■ Exercise goal
Set all the material down again unchanged, without the pictures.
++++ Provided data
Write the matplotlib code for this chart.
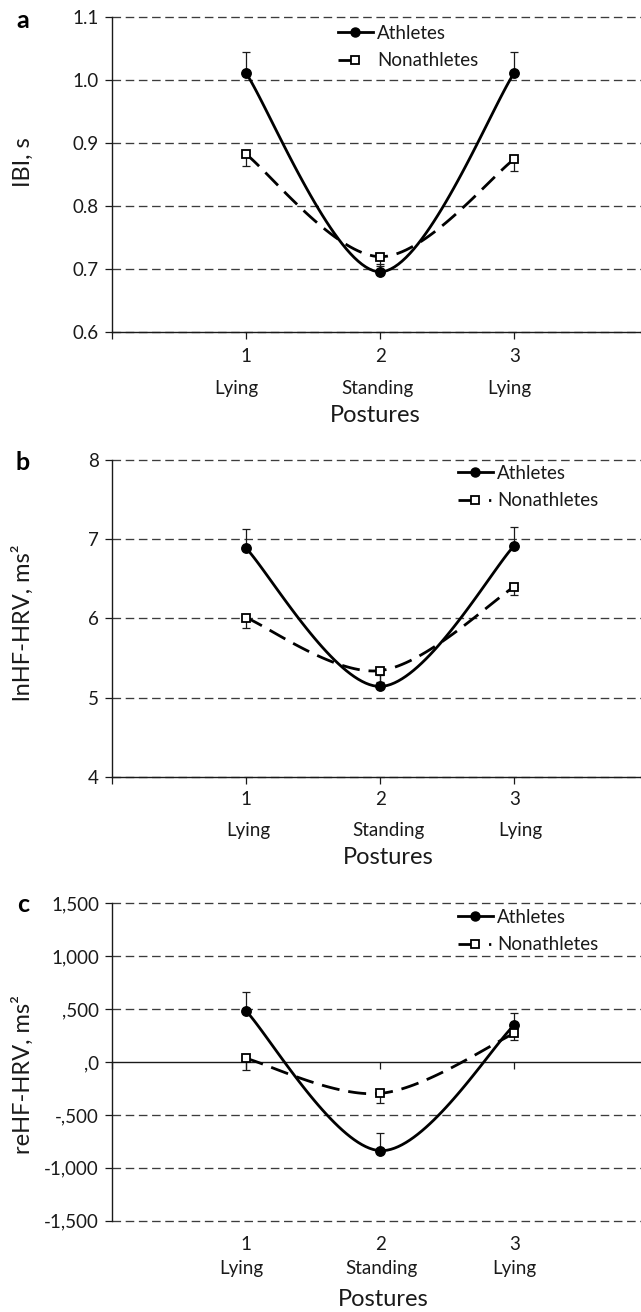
import numpy as np
import matplotlib
matplotlib.use("Agg")
import matplotlib.pyplot as plt
from matplotlib.lines import Line2D

plt.rcParams['font.family'] = ['Lato', 'DejaVu Sans']

# Dane
postures_x = [1, 2, 3]
posture_names = ['Lying', 'Standing', 'Lying']

ibi_ath = [1.012, 0.696, 1.012]
ibi_ath_err = [0.033, 0.012, 0.033]
ibi_non = [0.883, 0.720, 0.875]
ibi_non_err = [0.019, 0.015, 0.019]

lnhf_ath = [6.89, 5.14, 6.92]
lnhf_ath_err = [0.24, 0.15, 0.24]
lnhf_non = [6.01, 5.34, 6.40]
lnhf_non_err = [0.13, 0.14, 0.11]

rehf_ath = [485, -838, 350]
rehf_ath_err = [180, 170, 110]
rehf_non = [35, -297, 271]
rehf_non_err = [110, 95, 62]

W, H = 641, 1312
INK = '#1a1a1a'
GRID = '#3c3c3c'
FS_TICK = 13.5
FS_BIG = 17


def smooth(x, y, n=40):
    """Wygladzona linia jak w Excelu (Bezier / Catmull-Rom)."""
    pts = np.column_stack([x, y]).astype(float)
    P = np.vstack([pts[0], pts, pts[-1]])
    out = []
    t = np.linspace(0, 1, n)[:, None]
    for i in range(1, len(P) - 2):
        p0, p1, p2, p3 = P[i - 1], P[i], P[i + 1], P[i + 2]
        c1 = p1 + (p2 - p0) / 6
        c2 = p2 - (p3 - p1) / 6
        seg = (1 - t) ** 3 * p1 + 3 * (1 - t) ** 2 * t * c1 + 3 * (1 - t) * t ** 2 * c2 + t ** 3 * p2
        out.append(seg if i == 1 else seg[1:])
    c = np.vstack(out)
    return c[:, 0], c[:, 1]


def panel(top_px, bot_px, ath, ath_err, non, non_err, yticks, ylabels,
          ylabel, ylabel_y, letter, leg_x, leg_y, leg_dot, lab_dy, lab_dx, post_dx,
          zero_axis=False):
    left_px = 111.5
    unit = 134.3
    ax = fig.add_axes([left_px / W, 1 - bot_px / H, 4 * unit / W, (bot_px - top_px) / H])
    ax.set_xlim(0, 4)
    ax.set_ylim(yticks[0], yticks[-1])
    for s in ['top', 'right']:
        ax.spines[s].set_visible(False)
    ax.spines['left'].set_color(INK)
    ax.spines['bottom'].set_color(INK)
    ax.spines['left'].set_linewidth(1.0)
    ax.spines['bottom'].set_linewidth(1.0)

    ax.set_yticks(yticks)
    ax.set_yticklabels(ylabels, fontsize=FS_TICK, color=INK)
    ax.tick_params(axis='y', direction='out', length=5, width=0.9, color=INK, pad=4)
    for yv in yticks:
        if zero_axis and yv == 0:
            continue
        ax.axhline(yv, color=GRID, lw=0.95, dashes=(6.5, 3.5), zorder=1, clip_on=False)

    ax.set_xticks([0] + postures_x)
    ax.set_xticklabels([])
    ax.tick_params(axis='x', direction='out', length=5, width=0.9, color=INK)
    if zero_axis:
        ax.spines['bottom'].set_position(('data', 0))

    # krzywe
    xs, ys = smooth(postures_x, ath)
    ax.plot(xs, ys, color='black', lw=2.0, solid_capstyle='round', zorder=3)
    xs, ys = smooth(postures_x, non)
    ax.plot(xs, ys, color='black', lw=2.0, dashes=(6.5, 3.2), zorder=3)

    # slupki bledow
    z = [0] * len(postures_x)
    ax.errorbar(postures_x, ath, yerr=[z, ath_err], fmt='none', ecolor=INK,
                elinewidth=0.9, capsize=3, capthick=0.9, zorder=2.5)
    ax.errorbar(postures_x, non, yerr=[non_err, z], fmt='none', ecolor=INK,
                elinewidth=0.9, capsize=3, capthick=0.9, zorder=2.5)

    ax.plot(postures_x, ath, 'o', color='black', ms=6.8, zorder=5, linestyle='none')
    ax.plot(postures_x, non, 's', mfc='white', mec='black', mew=1.3, ms=6.2, zorder=5,
            linestyle='none')

    # podpisy osi X
    tr = ax.get_xaxis_transform()
    for xi, name, dx in zip(postures_x, posture_names, lab_dx):
        ax.annotate(str(xi), xy=(xi, 0), xycoords=tr, xytext=(0, -lab_dy[0]),
                    textcoords='offset pixels', ha='center', va='center',
                    fontsize=FS_TICK, color=INK)
        ax.annotate(name, xy=(xi, 0), xycoords=tr, xytext=(dx, -lab_dy[1]),
                    textcoords='offset pixels', ha='center', va='center',
                    fontsize=FS_TICK, color=INK)
    ax.annotate('Postures', xy=(2, 0), xycoords=tr, xytext=(post_dx, -lab_dy[2]),
                textcoords='offset pixels', ha='center', va='center',
                fontsize=FS_BIG, color=INK)

    fig.text(23 / W, 1 - ylabel_y / H, ylabel, rotation=90, ha='center', va='center',
             fontsize=FS_BIG, color=INK)
    fig.text(23 / W, 1 - letter[1] / H, letter[0], ha='center', va='center',
             fontsize=18, fontweight='bold', color='black')

    # legenda
    h_ath = Line2D([], [], color='black', lw=2.0, marker='o', ms=6.5)
    dsh = (6, 5, 0.8, 3) if leg_dot else (6, 20)
    h_non = Line2D([], [], color='black', lw=2.0, dashes=dsh, marker='s', ms=6,
                   mfc='white', mec='black', mew=1.3)
    ax.legend([h_ath, h_non], ['Athletes', 'Nonathletes'], loc='upper left',
              bbox_to_anchor=(leg_x / W, 1 - leg_y / H), bbox_transform=fig.transFigure,
              frameon=False, fontsize=FS_TICK, handlelength=1.85, handletextpad=0.25,
              borderpad=0, borderaxespad=0, labelspacing=0.55,
              labelcolor=INK)
    return ax


fig = plt.figure(figsize=(W / 100, H / 100), dpi=100)

panel(17.3, 332.3, ibi_ath, ibi_ath_err, ibi_non, ibi_non_err,
      [0.6, 0.7, 0.8, 0.9, 1.0, 1.1], ['0.6', '0.7', '0.8', '0.9', '1.0', '1.1'],
      'IBI, s', 162, ('a', 21), 338, 25, False, (24, 56, 83), (-9, -3, -5), -5)

panel(460.0, 776.7, lnhf_ath, lnhf_ath_err, lnhf_non, lnhf_non_err,
      [4, 5, 6, 7, 8], ['4', '5', '6', '7', '8'],
      'lnHF-HRV, ms²', 623, ('b', 463), 458, 465, True, (23, 54, 81), (3, 8, 6), 8)

panel(903.3, 1220.7, rehf_ath, rehf_ath_err, rehf_non, rehf_non_err,
      [-1500, -1000, -500, 0, 500, 1000, 1500],
      ['-1,500', '-1,000', '-,500', ',0', ',500', '1,000', '1,500'],
      'reHF-HRV, ms²', 1074, ('c', 905), 458, 909, True, (24, 48, 79), (-4, 1, 0), 3,
      zero_axis=True)

fig.savefig('out.png', dpi=100)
++++++++
■ Output for this exercise
Write the matplotlib code for this chart.
import numpy as np
import matplotlib
matplotlib.use("Agg")
import matplotlib.pyplot as plt
from matplotlib.lines import Line2D

plt.rcParams['font.family'] = ['Lato', 'DejaVu Sans']

# Dane
postures_x = [1, 2, 3]
posture_names = ['Lying', 'Standing', 'Lying']

ibi_ath = [1.012, 0.696, 1.012]
ibi_ath_err = [0.033, 0.012, 0.033]
ibi_non = [0.883, 0.720, 0.875]
ibi_non_err = [0.019, 0.015, 0.019]

lnhf_ath = [6.89, 5.14, 6.92]
lnhf_ath_err = [0.24, 0.15, 0.24]
lnhf_non = [6.01, 5.34, 6.40]
lnhf_non_err = [0.13, 0.14, 0.11]

rehf_ath = [485, -838, 350]
rehf_ath_err = [180, 170, 110]
rehf_non = [35, -297, 271]
rehf_non_err = [110, 95, 62]

W, H = 641, 1312
INK = '#1a1a1a'
GRID = '#3c3c3c'
FS_TICK = 13.5
FS_BIG = 17


def smooth(x, y, n=40):
    """Wygladzona linia jak w Excelu (Bezier / Catmull-Rom)."""
    pts = np.column_stack([x, y]).astype(float)
    P = np.vstack([pts[0], pts, pts[-1]])
    out = []
    t = np.linspace(0, 1, n)[:, None]
    for i in range(1, len(P) - 2):
        p0, p1, p2, p3 = P[i - 1], P[i], P[i + 1], P[i + 2]
        c1 = p1 + (p2 - p0) / 6
        c2 = p2 - (p3 - p1) / 6
        seg = (1 - t) ** 3 * p1 + 3 * (1 - t) ** 2 * t * c1 + 3 * (1 - t) * t ** 2 * c2 + t ** 3 * p2
        out.append(seg if i == 1 else seg[1:])
    c = np.vstack(out)
    return c[:, 0], c[:, 1]


def panel(top_px, bot_px, ath, ath_err, non, non_err, yticks, ylabels,
          ylabel, ylabel_y, letter, leg_x, leg_y, leg_dot, lab_dy, lab_dx, post_dx,
          zero_axis=False):
    left_px = 111.5
    unit = 134.3
    ax = fig.add_axes([left_px / W, 1 - bot_px / H, 4 * unit / W, (bot_px - top_px) / H])
    ax.set_xlim(0, 4)
    ax.set_ylim(yticks[0], yticks[-1])
    for s in ['top', 'right']:
        ax.spines[s].set_visible(False)
    ax.spines['left'].set_color(INK)
    ax.spines['bottom'].set_color(INK)
    ax.spines['left'].set_linewidth(1.0)
    ax.spines['bottom'].set_linewidth(1.0)

    ax.set_yticks(yticks)
    ax.set_yticklabels(ylabels, fontsize=FS_TICK, color=INK)
    ax.tick_params(axis='y', direction='out', length=5, width=0.9, color=INK, pad=4)
    for yv in yticks:
        if zero_axis and yv == 0:
            continue
        ax.axhline(yv, color=GRID, lw=0.95, dashes=(6.5, 3.5), zorder=1, clip_on=False)

    ax.set_xticks([0] + postures_x)
    ax.set_xticklabels([])
    ax.tick_params(axis='x', direction='out', length=5, width=0.9, color=INK)
    if zero_axis:
        ax.spines['bottom'].set_position(('data', 0))

    # krzywe
    xs, ys = smooth(postures_x, ath)
    ax.plot(xs, ys, color='black', lw=2.0, solid_capstyle='round', zorder=3)
    xs, ys = smooth(postures_x, non)
    ax.plot(xs, ys, color='black', lw=2.0, dashes=(6.5, 3.2), zorder=3)

    # slupki bledow
    z = [0] * len(postures_x)
    ax.errorbar(postures_x, ath, yerr=[z, ath_err], fmt='none', ecolor=INK,
                elinewidth=0.9, capsize=3, capthick=0.9, zorder=2.5)
    ax.errorbar(postures_x, non, yerr=[non_err, z], fmt='none', ecolor=INK,
                elinewidth=0.9, capsize=3, capthick=0.9, zorder=2.5)

    ax.plot(postures_x, ath, 'o', color='black', ms=6.8, zorder=5, linestyle='none')
    ax.plot(postures_x, non, 's', mfc='white', mec='black', mew=1.3, ms=6.2, zorder=5,
            linestyle='none')

    # podpisy osi X
    tr = ax.get_xaxis_transform()
    for xi, name, dx in zip(postures_x, posture_names, lab_dx):
        ax.annotate(str(xi), xy=(xi, 0), xycoords=tr, xytext=(0, -lab_dy[0]),
                    textcoords='offset pixels', ha='center', va='center',
                    fontsize=FS_TICK, color=INK)
        ax.annotate(name, xy=(xi, 0), xycoords=tr, xytext=(dx, -lab_dy[1]),
                    textcoords='offset pixels', ha='center', va='center',
                    fontsize=FS_TICK, color=INK)
    ax.annotate('Postures', xy=(2, 0), xycoords=tr, xytext=(post_dx, -lab_dy[2]),
                textcoords='offset pixels', ha='center', va='center',
                fontsize=FS_BIG, color=INK)

    fig.text(23 / W, 1 - ylabel_y / H, ylabel, rotation=90, ha='center', va='center',
             fontsize=FS_BIG, color=INK)
    fig.text(23 / W, 1 - letter[1] / H, letter[0], ha='center', va='center',
             fontsize=18, fontweight='bold', color='black')

    # legenda
    h_ath = Line2D([], [], color='black', lw=2.0, marker='o', ms=6.5)
    dsh = (6, 5, 0.8, 3) if leg_dot else (6, 20)
    h_non = Line2D([], [], color='black', lw=2.0, dashes=dsh, marker='s', ms=6,
                   mfc='white', mec='black', mew=1.3)
    ax.legend([h_ath, h_non], ['Athletes', 'Nonathletes'], loc='upper left',
              bbox_to_anchor=(leg_x / W, 1 - leg_y / H), bbox_transform=fig.transFigure,
              frameon=False, fontsize=FS_TICK, handlelength=1.85, handletextpad=0.25,
              borderpad=0, borderaxespad=0, labelspacing=0.55,
              labelcolor=INK)
    return ax


fig = plt.figure(figsize=(W / 100, H / 100), dpi=100)

panel(17.3, 332.3, ibi_ath, ibi_ath_err, ibi_non, ibi_non_err,
      [0.6, 0.7, 0.8, 0.9, 1.0, 1.1], ['0.6', '0.7', '0.8', '0.9', '1.0', '1.1'],
      'IBI, s', 162, ('a', 21), 338, 25, False, (24, 56, 83), (-9, -3, -5), -5)

panel(460.0, 776.7, lnhf_ath, lnhf_ath_err, lnhf_non, lnhf_non_err,
      [4, 5, 6, 7, 8], ['4', '5', '6', '7', '8'],
      'lnHF-HRV, ms²', 623, ('b', 463), 458, 465, True, (23, 54, 81), (3, 8, 6), 8)

panel(903.3, 1220.7, rehf_ath, rehf_ath_err, rehf_non, rehf_non_err,
      [-1500, -1000, -500, 0, 500, 1000, 1500],
      ['-1,500', '-1,000', '-,500', ',0', ',500', '1,000', '1,500'],
      'reHF-HRV, ms²', 1074, ('c', 905), 458, 909, True, (24, 48, 79), (-4, 1, 0), 3,
      zero_axis=True)

fig.savefig('out.png', dpi=100)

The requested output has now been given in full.